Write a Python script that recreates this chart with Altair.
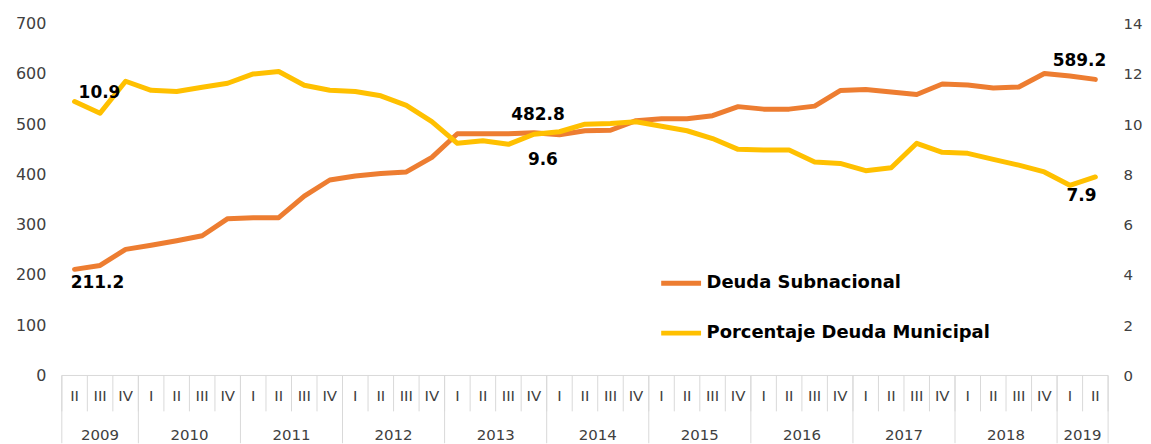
import altair as alt
import pandas as pd

quarters = ["II", "III", "IV"] + ["I", "II", "III", "IV"] * 9 + ["I", "II"]
years = ["2009"] * 3 + [str(y) for y in range(2010, 2019) for _ in range(4)] + ["2019"] * 2

deuda_subnacional = [211.2, 219, 251, 259, 268, 278, 312, 314, 314, 357, 389, 397,
                     402, 405, 434, 481, 481, 481, 482.8, 479, 487, 488, 507, 511,
                     511, 517, 535, 530, 530, 536, 567, 569, 564, 559, 580, 578,
                     572, 574, 601, 596, 589.2]
porcentaje_municipal = [10.9, 10.44, 11.71, 11.35, 11.3, 11.47, 11.63, 12.0, 12.1, 11.55,
                        11.35, 11.3, 11.13, 10.75, 10.1, 9.24, 9.34, 9.2, 9.6, 9.7,
                        10.0, 10.03, 10.1, 9.92, 9.74, 9.43, 9.0, 8.97, 8.97, 8.5,
                        8.44, 8.15, 8.27, 9.24, 8.88, 8.84, 8.6, 8.37, 8.1, 7.57, 7.9]

S1 = "Deuda Subnacional"
S2 = "Porcentaje Deuda Municipal"
ORANGE = "#ED7D31"
YELLOW = "#FFC000"
FONT = "DejaVu Sans"
GRAY_TXT = "#404040"
SEP = "#d9d9d9"

n = len(quarters)
df = pd.DataFrame({"idx": list(range(n)), "quarter": quarters, "year": years,
                   "sub": deuda_subnacional, "mun": porcentaje_municipal})
df["sub_lbl"] = df["sub"].map(lambda v: f"{v:.1f}")
df["mun_lbl"] = df["mun"].map(lambda v: f"{v:.1f}")
df["serie1"] = S1
df["serie2"] = S2

# separators
qsep = pd.DataFrame({"pos": [i - 0.5 for i in range(n + 1)]})
ybound = [i for i in range(n) if i == 0 or years[i] != years[i - 1]] + [n]
ysep = pd.DataFrame({"pos": [i - 0.5 for i in ybound]})
base_line = pd.DataFrame({"start": [ysep["pos"].min()], "end": [ysep["pos"].max()]})
ylab = df.groupby("year", as_index=False)["idx"].mean()

xs = alt.Scale(domain=[-0.5, n - 0.5], nice=False, zero=False)
cscale = alt.Scale(domain=[S1, S2], range=[ORANGE, YELLOW])

base = alt.Chart(df)

line1 = base.mark_line(strokeWidth=5, strokeCap="round", strokeJoin="round").encode(
    x=alt.X("idx:Q", scale=xs, axis=None),
    y=alt.Y("sub:Q", scale=alt.Scale(domain=[0, 700], nice=False),
            axis=alt.Axis(orient="left", values=list(range(0, 701, 100)), domain=False,
                          ticks=False, grid=False, title=None, labelFont=FONT,
                          labelFontSize=16, labelColor=GRAY_TXT, labelPadding=16)),
    color=alt.Color("serie1:N", scale=cscale,
                    legend=alt.Legend(orient="none", legendX=599, legendY=238,
                                      title=None, symbolType="stroke",
                                      symbolStrokeWidth=5, symbolSize=1600,
                                      labelFont=FONT, labelFontSize=18,
                                      labelFontWeight="bold", labelColor="black",
                                      labelOffset=3, rowPadding=17, labelLimit=400)),
)

def lab(field, lblfield, i, dx, dy):
    return base.transform_filter(alt.datum.idx == i).mark_text(
        font=FONT, fontSize=17, fontWeight="bold", color="black", dx=dx, dy=dy
    ).encode(x=alt.X("idx:Q", scale=xs, axis=None), y=alt.Y(f"{field}:Q"),
             text=f"{lblfield}:N")

sub_labels = [lab("sub", "sub_lbl", 0, 23, 14), lab("sub", "sub_lbl", 18, 4, -18),
              lab("sub", "sub_lbl", n - 1, -16, -18)]

hline = alt.Chart(base_line).mark_rule(color=SEP, strokeWidth=1).encode(
    x=alt.X("start:Q", scale=xs, axis=None), x2="end:Q", y=alt.value(353))
qrules = alt.Chart(qsep).mark_rule(color=SEP, strokeWidth=1).encode(
    x=alt.X("pos:Q", scale=xs, axis=None), y=alt.value(353), y2=alt.value(389))
yrules = alt.Chart(ysep).mark_rule(color=SEP, strokeWidth=1).encode(
    x=alt.X("pos:Q", scale=xs, axis=None), y=alt.value(353), y2=alt.value(421))
qtext = base.mark_text(font=FONT, fontSize=15, color=GRAY_TXT, baseline="middle").encode(
    x=alt.X("idx:Q", scale=xs, axis=None), y=alt.value(374), text="quarter:N")
ytext = alt.Chart(ylab).mark_text(font=FONT, fontSize=15, color=GRAY_TXT,
                                  baseline="middle").encode(
    x=alt.X("idx:Q", scale=xs, axis=None), y=alt.value(413), text="year:N")

left = alt.layer(hline, qrules, yrules, line1, *sub_labels, qtext, ytext)

line2 = base.mark_line(strokeWidth=5, strokeCap="round", strokeJoin="round").encode(
    x=alt.X("idx:Q", scale=xs, axis=None),
    y=alt.Y("mun:Q", scale=alt.Scale(domain=[0, 14], nice=False),
            axis=alt.Axis(orient="right", values=list(range(0, 15, 2)), domain=False,
                          ticks=False, grid=False, title=None, labelFont=FONT,
                          labelFontSize=15, labelColor=GRAY_TXT, labelPadding=15)),
    color=alt.Color("serie2:N", scale=cscale),
)
mun_labels = [lab("mun", "mun_lbl", 0, 25, -9), lab("mun", "mun_lbl", 18, 9, 26),
              lab("mun", "mun_lbl", n - 1, -14, 19)]
right = alt.layer(line2, *mun_labels)

chart = alt.layer(left, right).resolve_scale(y="independent").properties(
    width=1050, height=353,
    background="white",
    autosize=alt.AutoSizeParams(type="none"),
    padding={"left": 54, "top": 15, "right": 35, "bottom": 68},
).configure_view(strokeWidth=0, stroke="transparent")

chart.save("out.html", embed_options={"renderer": "svg", "actions": False})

**What is asked:** Omitting all pictures, restate exactly the lines of the material from its start through the line that contains "3 + [str(y)".

**Result for this task:**
Write a Python script that recreates this chart with Altair.
import altair as alt
import pandas as pd

quarters = ["II", "III", "IV"] + ["I", "II", "III", "IV"] * 9 + ["I", "II"]
years = ["2009"] * 3 + [str(y) for y in range(2010, 2019) for _ in range(4)] + ["2019"] * 2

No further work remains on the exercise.